The command will exit with an error code if any violations are found.

Exporting Policy

Generate a policy file based on currently used actions:

# Create an allow-mode policy from all actions used in an organization
action-control export --org your-organization

# Create a deny-mode policy
action-control export --org your-organization --policy-mode deny

# Create a policy with version information included
action-control export --org your-organization --include-versions

# Create a policy with repository-specific rules
action-control export --org your-organization --include-custom

# Export policy to a specific file
action-control export --org your-organization --file custom-policy.yaml

# Export policy based on a specific repository
action-control export --repo owner/repo-name

Export Options

The export command supports the following options:

  • --file: Specify the output file path (default: policy.yaml)
  • --policy-mode: Select the policy mode (allow or deny, default: allow)
  • --include-versions: Include version tags in action references
  • --include-custom: Generate repository-specific custom rules
  • --org: Specify the organization to scan
  • --repo: Specify a single repository to scan (format: owner/repo)

Integrating with CI/CD

Use Cases

Bootstrap a New Policy

# 1. First, export the current state to create a baseline
action-control export --org your-organization --file initial-policy.yaml

# 2. Edit the policy file to remove unwanted actions

# 3. Enforce the new policy
action-control enforce --org your-organization --policy initial-policy.yaml

Periodic Compliance Checks

Run regularly in CI to ensure all repositories stay compliant with your action policies:

action-control enforce --org your-organization

Repository-Specific Exceptions

  1. Create a base organization policy
  2. Allow repositories to define specific overrides in their .github/action-control-policy.yaml files
  3. Run enforcement with the base policy; repository-specific policies will be automatically merged

Using as a GitHub Action

You can use Action Control directly in your GitHub workflows:

name: GitHub Actions Policy Enforcement

on:
  schedule:
    - cron: '0 0 * * 1'  # Run every Monday
  workflow_dispatch:  # Allow manual trigger
  pull_request:
    paths:
      - '.github/workflows/**'  # Run when workflow files change

jobs:
  enforce:
    runs-on: ubuntu-latest
    steps:
      - name: Enforce GitHub Actions Policy
        uses: ihavespoons/action-control@main
        with:
          github_token: ${{ secrets.GITHUB_TOKEN }}
          policy_content: |
            policy_mode: allow
            allowed_actions:
              - actions/checkout@v3
              - actions/setup-node@v4
              - actions/cache@v3
            excluded_repos:
              - your-org/sandbox-repo

GitHub Action Configuration

When using the GitHub Action, it automatically analyzes the current repository. The policy configuration is provided through the policy_content input parameter, which allows for dynamic policy configuration without needing to commit policy files to your repository.

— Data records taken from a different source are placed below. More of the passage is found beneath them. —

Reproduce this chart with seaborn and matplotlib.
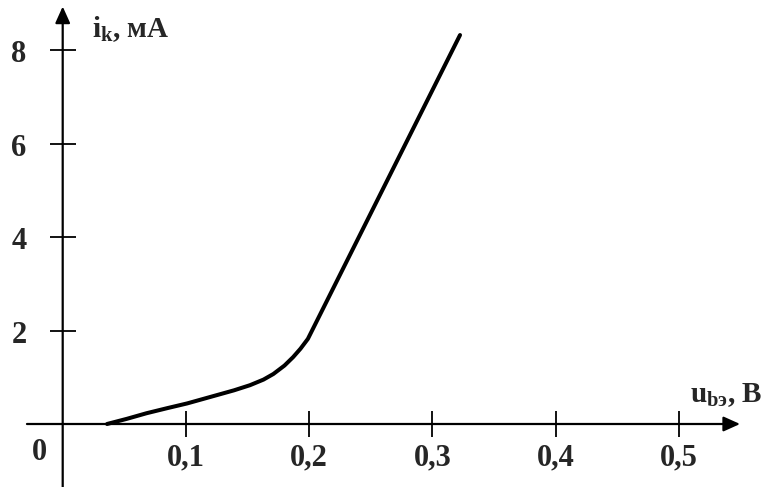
#!/usr/bin/env python3
# -*- coding: utf-8 -*-

"""
Input characteristic of a transistor: collector current vs base-emitter voltage.
Drawn in a textbook style with arrowed axes through the origin.
"""

import matplotlib
matplotlib.use('Agg')
import matplotlib.pyplot as plt
import seaborn as sns

# Curve (u in V, i in mA)
u_be = [0.036, 0.052, 0.068, 0.085, 0.101, 0.120, 0.139, 0.152, 0.163,
        0.171, 0.180, 0.187, 0.193, 0.199, 0.3225]
i_k = [0.0, 0.11, 0.23, 0.34, 0.44, 0.58, 0.72, 0.83, 0.95,
       1.07, 1.25, 1.43, 1.61, 1.82, 8.32]

x_ticks = [0.1, 0.2, 0.3, 0.4, 0.5]
x_tick_labels = ['0,1', '0,2', '0,3', '0,4', '0,5']
y_ticks = [2, 4, 6, 8]
y_tick_labels = ['2', '4', '6', '8']

# Style
sns.set_style('white')
plt.rcParams['font.family'] = ['Liberation Serif', 'DejaVu Serif']
plt.rcParams['font.weight'] = 'bold'
plt.rcParams['mathtext.fontset'] = 'custom'
plt.rcParams['mathtext.rm'] = 'Liberation Serif:bold'
plt.rcParams['mathtext.it'] = 'Liberation Serif:bold'
plt.rcParams['mathtext.bf'] = 'Liberation Serif:bold'

fig = plt.figure(figsize=(7.67, 4.87), dpi=100)
ax = fig.add_axes([0, 0, 1, 1])

# pixel scale of the reference: 1232 px per volt, 46.75 px per mA
ax.set_xlim(-62.7 / 1232, (767 - 62.7) / 1232)
ax.set_ylim((424 - 487) / 46.75, 424 / 46.75)
ax.set_axis_off()

# Axes with arrow heads
arrow = dict(arrowstyle='-|>,head_length=1.0,head_width=0.45', lw=1.6,
             color='black', mutation_scale=10, shrinkA=0, shrinkB=0)
ax.annotate('', xy=(0.5498, 0), xytext=(-0.029, 0), arrowprops=arrow)
ax.annotate('', xy=(0, 8.93), xytext=(0, -1.4), arrowprops=arrow)

# Ticks
ax.vlines(x_ticks, -0.27, 0.27, color='black', lw=1.3)
ax.hlines(y_ticks, -0.0106, 0.0106, color='black', lw=1.3)

# Tick labels
for x, lab in zip(x_ticks, x_tick_labels):
    ax.text(x, -0.72, lab, ha='center', va='center', fontsize=22, fontweight='bold')
for y, lab in zip(y_ticks, y_tick_labels):
    ax.text(-0.0355, y - 0.1, lab, ha='center', va='center', fontsize=22, fontweight='bold')
ax.text(-0.0192, -0.62, '0', ha='center', va='center', fontsize=22, fontweight='bold')

# Axis titles
ax.text(0.0238, 8.28, r'$i_k$, мА', ha='left', va='baseline', fontsize=21, fontweight='bold')
ax.text(0.509, 0.477, r'$u_{bэ}$, В', ha='left', va='baseline', fontsize=21, fontweight='bold')

# Characteristic curve
sns.lineplot(x=u_be, y=i_k, ax=ax, color='black', linewidth=2.9, sort=False)

fig.savefig('out.png', dpi=100)
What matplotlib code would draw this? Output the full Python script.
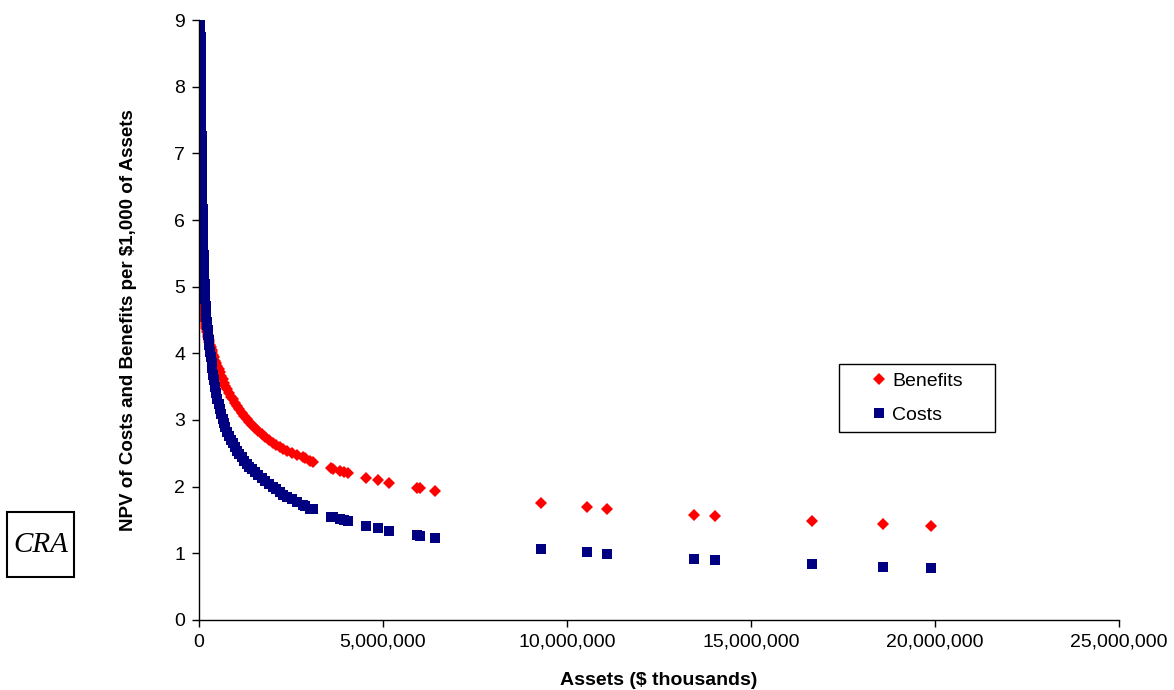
import matplotlib.pyplot as plt
from matplotlib.patches import Rectangle
from matplotlib.ticker import FuncFormatter

plt.rcParams['font.family'] = ['Liberation Sans', 'DejaVu Sans']

# bank assets ($ thousands)
assets = [
    4000, 5000, 6000, 7000, 8000, 9000, 10000, 11500, 13000, 14500,
    16000, 18000, 20000, 22500, 25000, 27500, 30000, 32500, 35000, 37500,
    40000, 42500, 45000, 47500, 50000, 52500, 55000, 57500, 60000, 62500,
    65000, 67500, 70000, 72500, 75000, 77500, 80000, 82500, 85000, 87500,
    90000, 92500, 95000, 97500, 100000, 105000, 110000, 115000, 120000, 125000,
    130000, 135000, 140000, 145000, 150000, 160000, 170000, 180000, 190000, 200000,
    210000, 220000, 235000, 250000, 265000, 280000, 300000, 320000, 340000, 360000,
    385000, 410000, 440000, 470000, 500000, 530000, 560000, 600000, 640000, 680000,
    720000, 770000, 820000, 870000, 920000, 980000, 1040000, 1100000, 1160000, 1230000,
    1300000, 1370000, 1440000, 1520000, 1600000, 1700000, 1800000, 1900000, 2000000, 2100000,
    2200000, 2290000, 2400000, 2520000, 2650000, 2830000, 2880000, 3020000, 3110000, 3580000,
    3650000, 3830000, 3950000, 4060000, 4530000, 4860000, 5170000, 5930000, 6000000, 6410000,
    9290000, 10540000, 11090000, 13450000, 14020000, 16660000, 18590000, 19890000,
]

# NPV of benefits per $1,000 of assets
benefits = [
    9.40, 9.00, 8.70, 8.45, 8.20, 8.00, 7.80, 7.55, 7.35, 7.15,
    7.00, 6.80, 6.62, 6.45, 6.30, 6.16, 6.04, 5.94, 5.85, 5.77,
    5.70, 5.63, 5.57, 5.51, 5.46, 5.41, 5.36, 5.32, 5.28, 5.24,
    5.20, 5.17, 5.14, 5.11, 5.08, 5.05, 5.02, 5.00, 4.97, 4.95,
    4.93, 4.91, 4.89, 4.87, 4.85, 4.81, 4.78, 4.75, 4.72, 4.69,
    4.66, 4.63, 4.61, 4.58, 4.56, 4.52, 4.48, 4.44, 4.41, 4.38,
    4.35, 4.32, 4.28, 4.24, 4.20, 4.17, 4.13, 4.09, 4.05, 4.02,
    3.98, 3.94, 3.89, 3.85, 3.81, 3.76, 3.72, 3.66, 3.61, 3.56,
    3.51, 3.46, 3.40, 3.35, 3.31, 3.26, 3.21, 3.16, 3.11, 3.06,
    3.01, 2.97, 2.93, 2.88, 2.84, 2.79, 2.74, 2.70, 2.66, 2.62,
    2.59, 2.56, 2.54, 2.51, 2.48, 2.44, 2.425, 2.39, 2.375, 2.275,
    2.27, 2.24, 2.22, 2.21, 2.135, 2.095, 2.06, 1.98, 1.975, 1.94,
    1.755, 1.69, 1.665, 1.575, 1.56, 1.485, 1.44, 1.41,
]

# NPV of costs per $1,000 of assets
costs = [
    15.0, 14.2, 13.5, 12.9, 12.4, 12.0, 11.6, 11.1, 10.7, 10.4,
    10.1, 9.90, 9.70, 9.55, 9.45, 9.37, 9.30, 9.20, 9.10, 9.00,
    8.88, 8.75, 8.62, 8.48, 8.34, 8.20, 8.06, 7.92, 7.78, 7.64,
    7.50, 7.38, 7.26, 7.14, 7.03, 6.92, 6.82, 6.72, 6.62, 6.52,
    6.43, 6.34, 6.25, 6.17, 6.09, 5.95, 5.82, 5.70, 5.59, 5.48,
    5.38, 5.29, 5.20, 5.12, 5.04, 4.92, 4.81, 4.71, 4.62, 4.54,
    4.47, 4.42, 4.35, 4.28, 4.20, 4.12, 4.02, 3.94, 3.86, 3.78,
    3.68, 3.60, 3.50, 3.41, 3.32, 3.24, 3.17, 3.09, 3.02, 2.95,
    2.89, 2.82, 2.76, 2.70, 2.65, 2.59, 2.54, 2.49, 2.44, 2.39,
    2.34, 2.30, 2.26, 2.22, 2.18, 2.13, 2.09, 2.04, 2.00, 1.96,
    1.92, 1.88, 1.85, 1.81, 1.77, 1.72, 1.71, 1.67, 1.66, 1.55,
    1.545, 1.51, 1.495, 1.485, 1.415, 1.375, 1.34, 1.27, 1.265, 1.235,
    1.065, 1.02, 0.99, 0.915, 0.90, 0.84, 0.795, 0.78,
]

W, H = 1174, 690
fig = plt.figure(figsize=(W / 100, H / 100), dpi=100)
ax = fig.add_axes([199 / W, 70 / H, 920 / W, 600 / H])

ax.plot(assets, benefits, linestyle='none', marker='D', markersize=6.0,
        color='#FF0000', markeredgewidth=0, label='Benefits')
ax.plot(assets, costs, linestyle='none', marker='s', markersize=7.4,
        color='#000080', markeredgewidth=0, label='Costs')

ax.set_xlim(0, 25000000)
ax.set_ylim(0, 9)
ax.set_xticks(range(0, 25000001, 5000000))
ax.set_yticks(range(0, 10))
ax.xaxis.set_major_formatter(FuncFormatter(lambda v, p: f'{int(v):,}'))

ax.spines['top'].set_visible(False)
ax.spines['right'].set_visible(False)
for s in ['left', 'bottom']:
    ax.spines[s].set_linewidth(1.0)
    ax.spines[s].set_color('black')
ax.tick_params(direction='out', length=5, width=1, labelsize=14, colors='black', pad=5)

ax.set_xlabel('Assets ($ thousands)', fontsize=14, fontweight='bold', labelpad=15)
ax.set_ylabel('NPV of Costs and Benefits per $1,000 of Assets', fontsize=13.5,
              fontweight='bold', labelpad=27)

# legend box
ax.add_patch(Rectangle((839 / W, 1 - 432 / H), 156 / W, 68 / H,
                       transform=fig.transFigure, facecolor='white',
                       edgecolor='black', linewidth=1.0, clip_on=False, zorder=4))
leg = ax.legend(loc='center left', bbox_to_anchor=(869 / W, 1 - 398 / H),
                bbox_transform=fig.transFigure, fontsize=14, frameon=False,
                borderpad=0, labelspacing=0.85, handletextpad=0.2,
                handlelength=1.0, borderaxespad=0)
leg.set_zorder(5)

# CRA logo box
fig.add_artist(Rectangle((7 / W, 1 - 577 / H), 67 / W, 65 / H,
                         transform=fig.transFigure, facecolor='white',
                         edgecolor='black', linewidth=1.5))
fig.text(40.5 / W, 1 - 545 / H, 'CRA', ha='center', va='center', fontsize=21,
         family='Liberation Serif', style='italic')

fig.savefig('out.png', dpi=100)
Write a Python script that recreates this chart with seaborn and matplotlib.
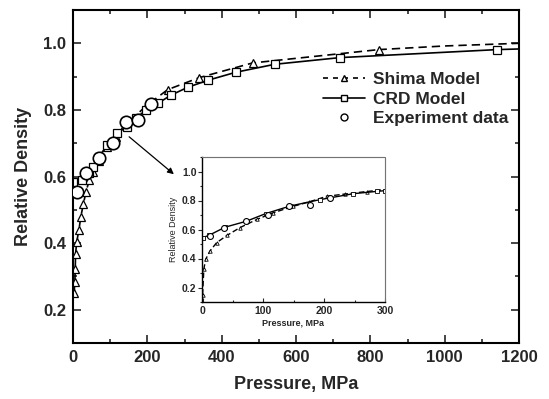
import matplotlib
matplotlib.use("Agg")
import matplotlib.pyplot as plt
from matplotlib.lines import Line2D
from matplotlib.ticker import MultipleLocator
import seaborn as sns

# ---------------- data ----------------
shima_p = [3, 5, 6, 7, 10, 16, 21, 28, 35, 44, 55, 70, 92, 115, 140, 200, 255, 340, 483, 822]
shima_d = [0.25, 0.284, 0.323, 0.368, 0.404, 0.44, 0.479, 0.518, 0.554, 0.59, 0.613, 0.648,
           0.688, 0.72, 0.754, 0.815, 0.861, 0.897, 0.941, 0.981]
shima_tail_p = [822, 1000, 1200]
shima_tail_d = [0.981, 0.992, 1.0]

crd_p = [0, 23, 44, 53, 70, 92, 119, 144, 170, 196, 229, 263, 309, 363, 438, 543, 718, 1140]
crd_d = [0.584, 0.59, 0.61, 0.63, 0.66, 0.694, 0.73, 0.749, 0.775, 0.80, 0.82, 0.844, 0.868,
         0.889, 0.913, 0.937, 0.957, 0.981]
crd_tail_p = [1140, 1200]
crd_tail_d = [0.981, 0.983]

exp_p = [12, 35, 71, 107, 142, 176, 210]
exp_d = [0.554, 0.611, 0.656, 0.70, 0.765, 0.769, 0.819]

inset_shima_p = [0, 2, 5, 12, 23, 40, 61, 89, 116, 149, 175, 204, 235, 270, 300]
inset_shima_d = [0.15, 0.326, 0.394, 0.451, 0.509, 0.559, 0.612, 0.669, 0.715, 0.76, 0.79,
                 0.829, 0.845, 0.862, 0.875]
inset_crd_p = [0, 11, 37, 72, 104, 144, 193, 248, 287, 300]
inset_crd_d = [0.543, 0.561, 0.616, 0.657, 0.71, 0.762, 0.806, 0.847, 0.863, 0.868]

x_ticks = [0, 200, 400, 600, 800, 1000, 1200]
y_ticks = [0.2, 0.4, 0.6, 0.8, 1.0]
inset_x_ticks = [0, 100, 200, 300]
inset_y_ticks = [0.2, 0.4, 0.6, 0.8, 1.0]

# ---------------- style ----------------
sns.set_theme(style="ticks")
plt.rcParams['font.family'] = ['Liberation Sans', 'DejaVu Sans']

fig = plt.figure(figsize=(5.49, 3.99), dpi=100)
ax = fig.add_axes([73/549, 1-343/399, (519-73)/549, (343-10)/399])

blk = "black"
sns.lineplot(x=shima_tail_p, y=shima_tail_d, ax=ax, color=blk, lw=1.2, linestyle=(0, (5, 3)))
sns.lineplot(x=crd_tail_p, y=crd_tail_d, ax=ax, color=blk, lw=1.2)
sns.lineplot(x=shima_p, y=shima_d, ax=ax, color=blk, lw=1.2, linestyle=(0, (5, 3)),
             marker="^", markersize=6, markerfacecolor="white", markeredgecolor=blk,
             markeredgewidth=0.9)
sns.lineplot(x=crd_p, y=crd_d, ax=ax, color=blk, lw=1.2,
             marker="s", markersize=5.5, markerfacecolor="white", markeredgecolor=blk,
             markeredgewidth=0.9)
sns.scatterplot(x=exp_p, y=exp_d, ax=ax, marker="o", s=80, facecolor="white",
                edgecolor=blk, linewidth=1.2, zorder=5)

ax.set_xlim(0, 1200)
ax.set_ylim(0.1, 1.1)
ax.set_xticks(x_ticks)
ax.set_yticks(y_ticks)
ax.set_yticklabels([f"{v:.1f}" for v in y_ticks])
ax.xaxis.set_minor_locator(MultipleLocator(100))
ax.yaxis.set_minor_locator(MultipleLocator(0.1))
ax.tick_params(which="both", direction="in", top=True, right=True, labelsize=12, width=1.2)
ax.tick_params(which="major", length=6, pad=5)
ax.tick_params(which="minor", length=3)
for lab in ax.get_xticklabels() + ax.get_yticklabels():
    lab.set_fontweight("bold")
for s in ax.spines.values():
    s.set_linewidth(1.5)
    s.set_color(blk)
ax.set_xlabel("Pressure, MPa", fontsize=13, fontweight="bold", labelpad=8)
ax.set_ylabel("Relative Density", fontsize=13, fontweight="bold", labelpad=8)

handles = [
    Line2D([], [], color=blk, lw=1.2, linestyle=(0, (3, 3)), marker="^", markersize=5,
           markerfacecolor="white", markeredgecolor=blk),
    Line2D([], [], color=blk, lw=1.2, marker="s", markersize=4,
           markerfacecolor="white", markeredgecolor=blk),
    Line2D([], [], color=blk, lw=0, marker="o", markersize=5,
           markerfacecolor="white", markeredgecolor=blk),
]
ax.legend(handles, ["Shima Model", "CRD Model", "Experiment data"], frameon=False,
          loc="upper right", bbox_to_anchor=(1.0, 0.845), prop={"weight": "bold", "size": 12.5},
          handlelength=2.4, handletextpad=0.5, labelspacing=0.25, borderaxespad=0.2)

# arrow
fig.add_artist(matplotlib.patches.FancyArrowPatch(
    (127/549, 1-135/399), (176/549, 1-176/399), transform=fig.transFigure,
    arrowstyle="-|>", mutation_scale=9, color=blk, lw=0.9))

# ---------------- inset ----------------
ins = fig.add_axes([202/549, 1-302/399, (385-202)/549, (302-157)/399])
sns.lineplot(x=inset_shima_p, y=inset_shima_d, ax=ins, color=blk, lw=1.0, linestyle=(0, (4, 2)),
             marker="^", markersize=2.5, markerfacecolor="white", markeredgecolor=blk,
             markeredgewidth=0.6)
sns.lineplot(x=inset_crd_p, y=inset_crd_d, ax=ins, color=blk, lw=1.0,
             marker="s", markersize=2.5, markerfacecolor="white", markeredgecolor=blk,
             markeredgewidth=0.6)
sns.scatterplot(x=exp_p, y=exp_d, ax=ins, marker="o", s=18, facecolor="white",
                edgecolor=blk, linewidth=0.8, zorder=5)
ins.set_xlim(-1, 300)
ins.set_ylim(0.1, 1.1)
ins.set_xticks(inset_x_ticks)
ins.set_yticks(inset_y_ticks)
ins.set_yticklabels([f"{v:.1f}" for v in inset_y_ticks])
ins.xaxis.set_minor_locator(MultipleLocator(50))
ins.yaxis.set_minor_locator(MultipleLocator(0.1))
ins.tick_params(axis="y", which="both", direction="out", labelsize=7.5, width=0.8, pad=1)
ins.tick_params(axis="x", which="both", direction="in", labelsize=7.5, width=0.8, pad=3)
ins.tick_params(which="major", length=3)
ins.tick_params(which="minor", length=1.5)
for lab in ins.get_xticklabels() + ins.get_yticklabels():
    lab.set_fontweight("bold")
ins.spines["left"].set_linewidth(1.0)
ins.spines["bottom"].set_linewidth(1.0)
ins.spines["left"].set_color(blk)
ins.spines["bottom"].set_color(blk)
for k in ("top", "right"):
    ins.spines[k].set_linewidth(0.8)
    ins.spines[k].set_color("0.45")
    ins.spines[k].set_linestyle((0, (1, 0.5)))
ins.set_xlabel("Pressure, MPa", fontsize=6.5, fontweight="bold", labelpad=2)
ins.set_ylabel("Relative Density", fontsize=6.5, labelpad=3)

fig.savefig("out.png", dpi=100)
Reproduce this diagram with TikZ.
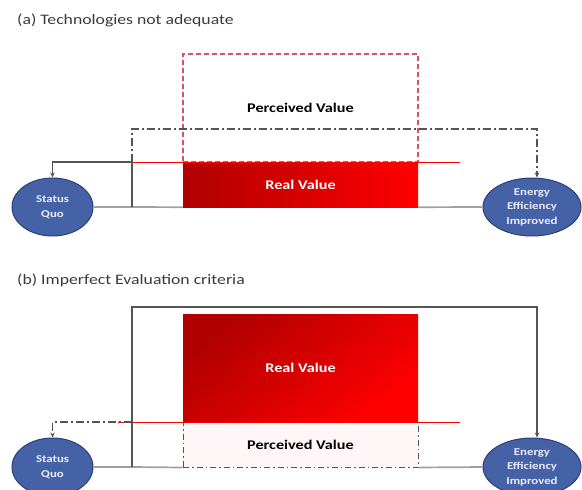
\documentclass[tikz,border=0pt]{standalone}
\usepackage{fontspec}
\setmainfont[FakeStretch=1.22]{Carlito}
\usetikzlibrary{shapes.geometric,arrows.meta}
\definecolor{ovalfill}{HTML}{4662A6}
\definecolor{ovaledge}{HTML}{2B3F78}
\definecolor{deepred}{HTML}{B00000}
\definecolor{brightred}{HTML}{FF0000}
\definecolor{pinkdash}{HTML}{D9505E}
\definecolor{linkgray}{HTML}{555555}
\definecolor{basegray}{HTML}{A0A0A0}
\definecolor{titlegray}{HTML}{3A3A3A}
\tikzset{
  oval/.style={ellipse, draw=ovaledge, line width=1pt, fill=ovalfill, inner sep=0pt,
    text=white!92!blue, font=\fontsize{10.5}{14.5}\selectfont\bfseries, align=center},
  paneltitle/.style={anchor=west, text=titlegray, font=\fontsize{14.5}{16}\selectfont, inner sep=0pt},
  valuelabel/.style={font=\fontsize{13.3}{15}\selectfont\bfseries},
  linkline/.style={draw=linkgray, line width=1.4pt},
  baseline/.style={draw=basegray, line width=1.7pt},
  dashdot/.style={draw=linkgray, line width=1.4pt, dash pattern=on 8pt off 3pt on 2pt off 3pt},
  redrule/.style={draw=brightred, line width=0.7pt},
  tip/.style={-{Stealth[length=5pt,width=4.5pt]}}
}
\begin{document}
\begin{tikzpicture}[x=1pt,y=-1pt]
\useasboundingbox (0,0) rectangle (582,490);

%% ---------- (a) Technologies not adequate ----------
\node[paneltitle] (titleA) at (17,20) {(a) Technologies not adequate};

\node[oval, minimum width=81pt, minimum height=58pt] (sqA) at (52.5,207) {Status\\Quo};
\node[oval, minimum width=98pt, minimum height=58pt] (eeA) at (532,207) {Energy\\Efficiency\\Improved};

% real value bar
\node[shade, left color=deepred, right color=brightred, minimum width=235pt, minimum height=45pt,
      inner sep=0pt, text=white, valuelabel] (realA) at (300.5,184.5) {Real Value};

% perceived value (dashed outline)
\node[draw=pinkdash, line width=1.4pt, dash pattern=on 5pt off 3pt, minimum width=235pt,
      minimum height=108pt, inner sep=0pt, valuelabel] (percA) at (300.5,108) {Perceived Value};

% reference rule at the top of the real value bar
\coordinate (ruleAl) at (118,162);
\coordinate (ruleAr) at (460,162);
\draw[redrule] (ruleAl) -- (ruleAr);

% junction points
\coordinate (jA1) at (132,207);
\coordinate (jA2) at (132,162);
\coordinate (jA3) at (132,129);

% base line through the bar
\draw[baseline] (sqA.east) -- (jA1) -- (realA.south west);
\draw[baseline] (realA.south east) -- (eeA.west);

% back to status quo
\draw[linkline, tip] (jA1) -- (jA2) -| (sqA.north);

% dash-dot path up to energy efficiency
\draw[dashdot, tip] (jA2) -- (jA3) -| ([xshift=5pt]eeA.north);

%% ---------- (b) Imperfect Evaluation criteria ----------
\node[paneltitle] (titleB) at (17,280) {(b) Imperfect Evaluation criteria};

\node[oval, minimum width=81pt, minimum height=58pt] (sqB) at (52.5,467) {Status\\Quo};
\node[oval, minimum width=98pt, minimum height=58pt] (eeB) at (532,467) {Energy\\Efficiency\\Improved};

% real value block
\node[shade, top color=deepred, bottom color=brightred, shading angle=40,
      minimum width=235pt, minimum height=108pt, inner sep=0pt, text=white, valuelabel]
      (realB) at (300.5,368) {Real Value};

% perceived value block
\node[fill=red!3, draw=linkgray, line width=1pt, dash pattern=on 6pt off 3pt on 1.5pt off 3pt,
      minimum width=235pt, minimum height=45pt, inner sep=0pt, valuelabel] (percB) at (300.5,444.5) {Perceived Value};

\coordinate (ruleBl) at (118,422);
\coordinate (ruleBr) at (460,422);
\draw[redrule] (ruleBl) -- (ruleBr);

\coordinate (jB1) at (132,467);
\coordinate (jB2) at (132,422);
\coordinate (jB3) at (132,307);

% base line
\draw[baseline] (sqB.east) -- (jB1) -- (percB.south west);
\draw[baseline] (percB.south east) -- (eeB.west);

% solid path over the top to energy efficiency
\draw[linkline, tip] (jB1) -- (jB3) -| ([xshift=5pt]eeB.north);

% dash-dot path back to status quo
\draw[dashdot, tip] (jB2) -| (sqB.north);
\end{tikzpicture}
\end{document}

Note: When running as a GitHub Action, local policy files are ignored, and only the policy content provided through the policy_content input is used. This ensures consistent enforcement across environments.

Using Policy Content from Variables

You can also store your policy in GitHub variables or secrets:

name: Enforce GitHub Actions Policy

on:
  schedule:
    - cron: '0 0 * * 1'  # Run every Monday
  workflow_dispatch:  # Allow manual trigger

jobs:
  enforce-policy:
    runs-on: ubuntu-latest
    steps:
      - name: Enforce GitHub Actions Policy
        uses: ihavespoons/action-control@main
        with:
          github_token: ${{ secrets.GITHUB_TOKEN }}
          policy_content: ${{ vars.ACTION_CONTROL_POLICY_CONTENT }}

Development

Testing

Run the test suite:

Or run specific test components:

make test-unit      # Run unit tests only
make test-integration # Run integration tests
make coverage       # Generate test coverage report

Building

Build the binary:

The binary will be created in the bin/ directory.